Irrigation for sustainable agriculture in developing countries
Irrigated agriculture enables producers in areas with unreliable rainfall to manage water and work and cultivate more productively. It therefore contributes to food security, helps reduce poverty and ultimately contributes to social and economic development at the local and regional levels.
However, there are a number of significant challenges that need to be addressed for irrigated agriculture to succeed.
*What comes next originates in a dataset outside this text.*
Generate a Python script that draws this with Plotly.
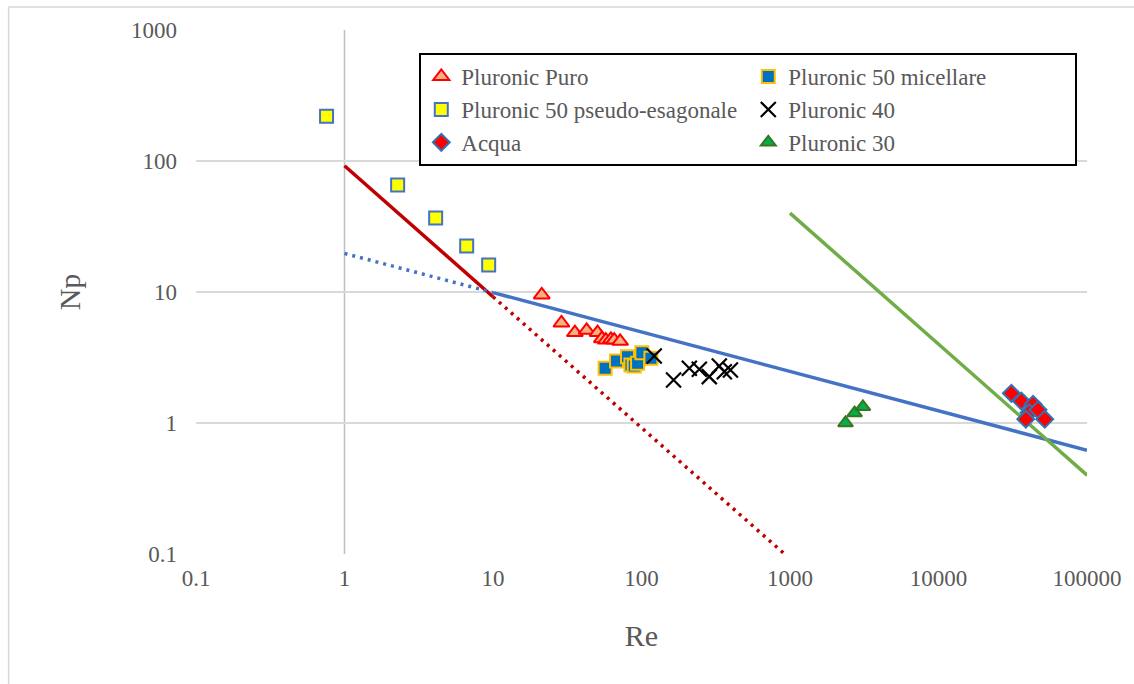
import plotly.graph_objects as go

# --- measured series (Re, Np) ---
puro_re = [21.3, 28.9, 35.6, 42.7, 50.6, 54.1, 57.5, 62.2, 65.5, 71.8]
puro_np = [9.5, 5.8, 4.9, 5.1, 4.9, 4.4, 4.3, 4.35, 4.3, 4.2]

mic_re = [56.9, 67.9, 80.5, 84.9, 89.3, 94.1, 100.6, 115.7]
mic_np = [2.62, 2.97, 3.2, 2.77, 2.72, 2.86, 3.44, 3.12]

pseudo_re = [0.757, 2.28, 4.11, 6.65, 9.35]
pseudo_np = [220, 65.6, 36.7, 22.4, 16.1]

p40_re = [121.9, 164.4, 209.9, 245, 286, 334, 361, 397]
p40_np = [3.25, 2.13, 2.62, 2.57, 2.26, 2.72, 2.46, 2.54]

acqua_re = [30960, 36140, 43350, 40740, 46770, 38730, 51980]
acqua_np = [1.685, 1.47, 1.39, 1.2, 1.26, 1.07, 1.07]

p30_re = [2365, 2722, 3097]
p30_np = [1.0, 1.19, 1.33]

# --- correlation lines (end points) ---
lam_re = [1, 10]
lam_np = [92, 9.2]
lam_ext_re = [10, 920]
lam_ext_np = [9.2, 0.1]

trans_ext_re = [1, 10]
trans_ext_np = [19.7, 9.9]
trans_re = [10, 100000]
trans_np = [9.9, 0.62]

turb_re = [1000, 100000]
turb_np = [40, 0.4]

# axis ticks
x_ticks = [0.1, 1, 10, 100, 1000, 10000, 100000]
y_ticks = [0.1, 1, 10, 100, 1000]
x_ticktext = ["0.1", "1", "10", "100", "1000", "10000", "100000"]
y_ticktext = ["0.1", "1", "10", "100", "1000"]

FONT = "Liberation Serif"
GRAY = "#595959"

fig = go.Figure()

# fitted lines (no legend entries)
fig.add_trace(go.Scatter(x=lam_re, y=lam_np, mode="lines",
                         line=dict(color="#C00000", width=3.5), showlegend=False, hoverinfo="skip"))
fig.add_trace(go.Scatter(x=lam_ext_re, y=lam_ext_np, mode="lines",
                         line=dict(color="#C00000", width=3.5, dash="3px,5px"), showlegend=False, hoverinfo="skip"))
fig.add_trace(go.Scatter(x=trans_ext_re, y=trans_ext_np, mode="lines",
                         line=dict(color="#4472C4", width=3.5, dash="3px,5px"), showlegend=False, hoverinfo="skip"))
fig.add_trace(go.Scatter(x=trans_re, y=trans_np, mode="lines",
                         line=dict(color="#4472C4", width=3.5), showlegend=False, hoverinfo="skip"))
fig.add_trace(go.Scatter(x=turb_re, y=turb_np, mode="lines",
                         line=dict(color="#70AD47", width=3.5), showlegend=False, hoverinfo="skip"))

# experimental points, ordered for the two-column legend
fig.add_trace(go.Scatter(x=puro_re, y=puro_np, mode="markers", name="Pluronic Puro",
                         marker=dict(symbol="triangle-up", size=14, color="#F4B183",
                                     line=dict(color="#FF0000", width=2))))
fig.add_trace(go.Scatter(x=mic_re, y=mic_np, mode="markers", name="Pluronic 50 micellare",
                         marker=dict(symbol="square", size=13, color="#0070C0",
                                     line=dict(color="#FFC000", width=2))))
fig.add_trace(go.Scatter(x=pseudo_re, y=pseudo_np, mode="markers", name="Pluronic 50 pseudo-esagonale",
                         marker=dict(symbol="square", size=13, color="#FFFF00",
                                     line=dict(color="#4472C4", width=2))))
fig.add_trace(go.Scatter(x=p40_re, y=p40_np, mode="markers", name="Pluronic 40",
                         marker=dict(symbol="x-thin", size=15, color="black",
                                     line=dict(color="black", width=2.2))))
fig.add_trace(go.Scatter(x=acqua_re, y=acqua_np, mode="markers", name="Acqua",
                         marker=dict(symbol="diamond", size=13, color="#FF0000",
                                     line=dict(color="#2E75B6", width=2))))
fig.add_trace(go.Scatter(x=p30_re, y=p30_np, mode="markers", name="Pluronic 30",
                         marker=dict(symbol="triangle-up", size=13, color="#00B050",
                                     line=dict(color="#38761D", width=2))))

fig.update_layout(
    width=1134, height=684,
    margin=dict(l=196, r=44, t=30, b=130),
    paper_bgcolor="white", plot_bgcolor="white",
    font=dict(family=FONT, color=GRAY),
    legend=dict(
        orientation="h", x=0.2506, y=0.956, xanchor="left", yanchor="top",
        entrywidth=282, entrywidthmode="pixels",
        font=dict(family=FONT, size=23, color=GRAY),
        bordercolor="black", borderwidth=2, bgcolor="white",
        tracegroupgap=0, itemwidth=30,
    ),
    xaxis=dict(
        type="log", range=[-1, 5], tickvals=x_ticks, ticktext=x_ticktext,
        showgrid=False, showline=False, zeroline=False, ticks="",
        tickfont=dict(family=FONT, size=23, color=GRAY), ticklabelstandoff=8,
        title=dict(text="Re", font=dict(family=FONT, size=30, color=GRAY), standoff=34),
    ),
    yaxis=dict(
        type="log", range=[-1, 3], tickvals=y_ticks, ticktext=y_ticktext,
        showgrid=True, gridcolor="#D9D9D9", gridwidth=1.5,
        showline=False, zeroline=False, ticks="",
        tickfont=dict(family=FONT, size=23, color=GRAY), ticklabelstandoff=18,
        title=dict(text="Np", font=dict(family=FONT, size=30, color=GRAY), standoff=41),
    ),
    shapes=[
        # vertical axis crossing at Re = 1
        dict(type="line", xref="x", yref="paper", x0=1, x1=1, y0=0, y1=1,
             line=dict(color="#BFBFBF", width=1.5), layer="below"),
        # outer chart frame
        dict(type="rect", xref="paper", yref="paper", x0=-0.2103, x1=1.06, y0=-0.27, y1=1.0439,
             line=dict(color="#D9D9D9", width=1.5), layer="below"),
    ],
)

fig.write_html("out.html")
These challenges relate to:
- The socio-economic context of production: often characterised by flawed policies on access to land, water and credit, a poorly developed private sector, lack of services for irrigators, and value chains with different structures.
- Water infrastructures: insufficient funding to establish and maintain infrastructures (which require substantial investment), problems with land tenure (rules for allocating parcels, fragmented holdings), and water users’ associations with little technical or institutional knowledge.
- Irrigated agricultural activities: increasing land fragmentation has reduced plot sizes, leaving many producers without enough land to make a living.
- Environment: increasingly fragile water catchment areas (due to deforestation and erosion), excessive water extraction, soil salinisation, competition over water for rural irrigation and urban consumption, etc.
As irrigated production systems become more intensive, it is also important to anticipate the potential negative effects of poor pesticide management and other practices on human health and the environment.